Лейтенант, подошедший к нам лениво, вразвалочку, имел вид человека, истомлённого ожиданием и оттого ищущего приключений. В нем и офицер-то опознавался не сразу. Свёрнутая в трубочку и засунутая под узкую полоску погона беретка, распахнутый чуть не до пупа камуфляж, под которым обнажился далеко не первой свежести тельник — всё это как-то не вызывало порыва вскакивать и отдавать ему честь. Никто и не вскочил — благо сержантов поблизости не наблюдалось.

— Та-ак, — протянул лейтенант, носком высокого шнурованного ботинка отпихивая чью-то протянувшуюся поперёк прохода ногу. — Это что тут у нас? Новички, не иначе. Све-еженькие. И устав соблюдать не хотим, э? Не хотим, верно? Нехор-рошо как, ай-яй-яй.

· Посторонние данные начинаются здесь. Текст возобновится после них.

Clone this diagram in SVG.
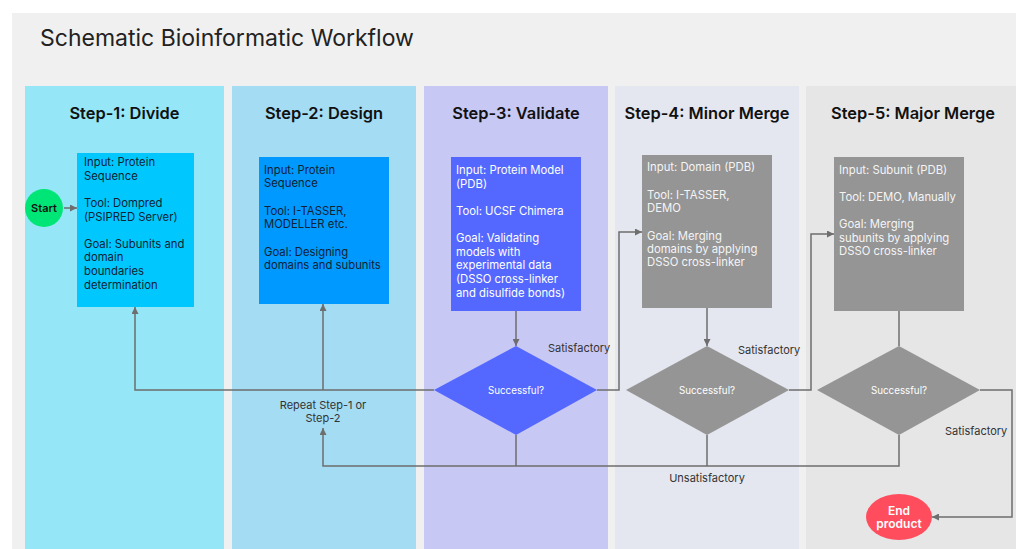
<svg xmlns="http://www.w3.org/2000/svg" width="1016" height="549" viewBox="0 0 1016 549">
<style>
text{font-family:Inter,"Noto Sans","Liberation Sans",sans-serif}
.hdr{font-size:16.4px;font-weight:600;fill:#111;text-anchor:middle}
.bt{font-size:11.3px;fill:#123}
.wt{font-size:11.3px;fill:#fff}
.gt{font-size:11.3px;fill:#f4f4f4}
.dt{font-size:9.8px;fill:#fff;text-anchor:middle}
.lbl{font-size:11px;fill:#333}
.con{fill:none;stroke:#6e6e6e;stroke-width:1.5}
</style>
<defs>
<marker id="ah" viewBox="0 0 10 10" refX="10" refY="5" markerWidth="7" markerHeight="7" markerUnits="userSpaceOnUse" orient="auto">
<path d="M0,0 L10,5 L0,10 z" fill="#6e6e6e"/>
</marker>
</defs>
<rect x="0" y="0" width="1016" height="549" fill="#fff"/>
<rect x="12" y="13" width="1004" height="536" fill="#f0f0f0"/>
<text x="40" y="46" style="font-size:23px;fill:#222">Schematic Bioinformatic Workflow</text>

<g id="lane1"><rect x="25" y="86" width="199" height="463" fill="#95e6f6"/><text class="hdr" x="124.5" y="119">Step-1: Divide</text></g>
<g id="lane2"><rect x="232" y="86" width="184" height="463" fill="#a3dcf3"/><text class="hdr" x="324" y="119">Step-2: Design</text></g>
<g id="lane3"><rect x="424" y="86" width="184" height="463" fill="#c8c8f5"/><text class="hdr" x="516" y="119">Step-3: Validate</text></g>
<g id="lane4"><rect x="615" y="86" width="184" height="463" fill="#e4e7f0"/><text class="hdr" x="707" y="119">Step-4: Minor Merge</text></g>
<g id="lane5"><rect x="806" y="86" width="210" height="463" fill="#e6e6e6"/><text class="hdr" x="913" y="119">Step-5: Major Merge</text></g>

<g id="connectors">
<line class="con" x1="64" y1="208" x2="77" y2="208" marker-end="url(#ah)"/>
<line class="con" x1="516" y1="311" x2="516" y2="346" marker-end="url(#ah)"/>
<line class="con" x1="707" y1="308" x2="707" y2="346" marker-end="url(#ah)"/>
<line class="con" x1="899" y1="311" x2="899" y2="346"/>
<polyline class="con" points="434,390 135,390 135,307" marker-end="url(#ah)"/>
<line class="con" x1="323" y1="390" x2="323" y2="304" marker-end="url(#ah)"/>
<polyline class="con" points="597,390 619,390 619,232 642,232" marker-end="url(#ah)"/>
<polyline class="con" points="789,390 811,390 811,234 834,234" marker-end="url(#ah)"/>
<polyline class="con" points="980,390 1012,390 1012,517 932,517" marker-end="url(#ah)"/>
<line class="con" x1="516" y1="435" x2="516" y2="466"/>
<line class="con" x1="707" y1="435" x2="707" y2="466"/>
<polyline class="con" points="899,435 899,466 323,466 323,428" marker-end="url(#ah)"/>
<text class="lbl" x="548" y="352">Satisfactory</text>
<text class="lbl" x="738" y="354">Satisfactory</text>
<text class="lbl" x="945" y="435">Satisfactory</text>
<text class="lbl" x="707" y="482" text-anchor="middle">Unsatisfactory</text>
<text class="lbl" x="323" y="409" text-anchor="middle">Repeat Step-1 or</text>
<text class="lbl" x="323" y="422" text-anchor="middle">Step-2</text>
</g>

<g id="start"><circle cx="44" cy="208" r="19" fill="#00e676"/><text x="44" y="212" style="font-size:11px;font-weight:600;fill:#111" text-anchor="middle">Start</text></g>

<g id="box1"><rect x="77" y="153" width="117" height="154" fill="#00c8ff"/>
<text class="bt"><tspan x="84" y="166">Input: Protein</tspan><tspan x="84" y="180">Sequence</tspan><tspan x="84" y="207">Tool: Dompred</tspan><tspan x="84" y="221">(PSIPRED Server)</tspan><tspan x="84" y="248">Goal: Subunits and</tspan><tspan x="84" y="261">domain</tspan><tspan x="84" y="275">boundaries</tspan><tspan x="84" y="289">determination</tspan></text></g>

<g id="box2"><rect x="259" y="157" width="130" height="147" fill="#0099ff"/>
<text class="bt"><tspan x="264" y="174">Input: Protein</tspan><tspan x="264" y="187">Sequence</tspan><tspan x="264" y="215">Tool: I-TASSER,</tspan><tspan x="264" y="228">MODELLER etc.</tspan><tspan x="264" y="256">Goal: Designing</tspan><tspan x="264" y="269">domains and subunits</tspan></text></g>

<g id="box3"><rect x="451" y="157" width="130" height="154" fill="#5468ff"/>
<text class="wt"><tspan x="456" y="174">Input: Protein Model</tspan><tspan x="456" y="188">(PDB)</tspan><tspan x="456" y="215">Tool: UCSF Chimera</tspan><tspan x="456" y="242">Goal: Validating</tspan><tspan x="456" y="256">models with</tspan><tspan x="456" y="269">experimental data</tspan><tspan x="456" y="283">(DSSO cross-linker</tspan><tspan x="456" y="297">and disulfide bonds)</tspan></text></g>

<g id="box4"><rect x="642" y="155" width="130" height="153" fill="#959595"/>
<text class="gt"><tspan x="647" y="171">Input: Domain (PDB)</tspan><tspan x="647" y="199">Tool: I-TASSER,</tspan><tspan x="647" y="212">DEMO</tspan><tspan x="647" y="240">Goal: Merging</tspan><tspan x="647" y="253">domains by applying</tspan><tspan x="647" y="266">DSSO cross-linker</tspan></text></g>

<g id="box5"><rect x="834" y="157" width="130" height="154" fill="#959595"/>
<text class="gt"><tspan x="839" y="174">Input: Subunit (PDB)</tspan><tspan x="839" y="201">Tool: DEMO, Manually</tspan><tspan x="839" y="228">Goal: Merging</tspan><tspan x="839" y="242">subunits by applying</tspan><tspan x="839" y="255">DSSO cross-linker</tspan></text></g>

<g id="dec3"><polygon points="516,346 597,390 516,435 434,390" fill="#5468ff"/><text class="dt" x="516" y="394">Successful?</text></g>
<g id="dec4"><polygon points="707,346 789,390 707,435 626,390" fill="#959595"/><text class="dt" x="707" y="394">Successful?</text></g>
<g id="dec5"><polygon points="899,346 980,390 899,435 817,390" fill="#959595"/><text class="dt" x="899" y="394">Successful?</text></g>

<g id="end"><ellipse cx="899" cy="517" rx="33" ry="23" fill="#ff4d5e"/><text x="899" y="515" style="font-size:12px;font-weight:600;fill:#fff" text-anchor="middle">End</text><text x="899" y="528" style="font-size:12px;font-weight:600;fill:#fff" text-anchor="middle">product</text></g>
</svg>
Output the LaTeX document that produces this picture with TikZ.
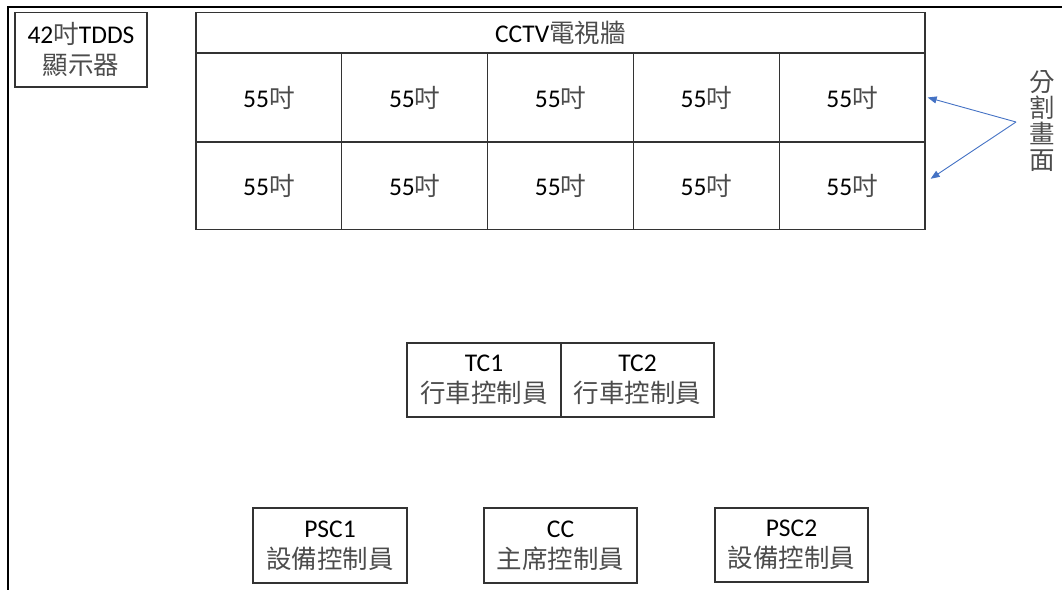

И, выбрав себе жертву — сидевшего с краю долговязого, но худосочного парня — вояка вдруг, резко нагнувшись, схватил его за грудки, рванул вверх, отрывая от пола вяло сопротивляющееся тело, тряханул так, что голова у штрафника мотнулась, будто пришитая, заорал прямо в обалдевшее от неожиданности, резкости происходящего, туповатое лицо:

— Сука! Почему честь не отдаёшь, спрашиваю? Говно необученное! Сука штатская! Явился! За чужими спинами прятаться? Я сказал смир-рна!

От терминала, возле которого ошивался прежде лейтенант, уже бежали двое; с другой стороны торопился сержант из конвойных, зачем-то на ходу суетливо застёгивая воротничок.

— А ну, пусти его, — тихо проговорил упругим движением поднявшийся на ноги Брык.

Очень тихо. Но так весомо, с такой почти физически ощутимой угрозой в голосе, что лейтенант автоматически разжал вцепившиеся в бушлат штрафника пальцы.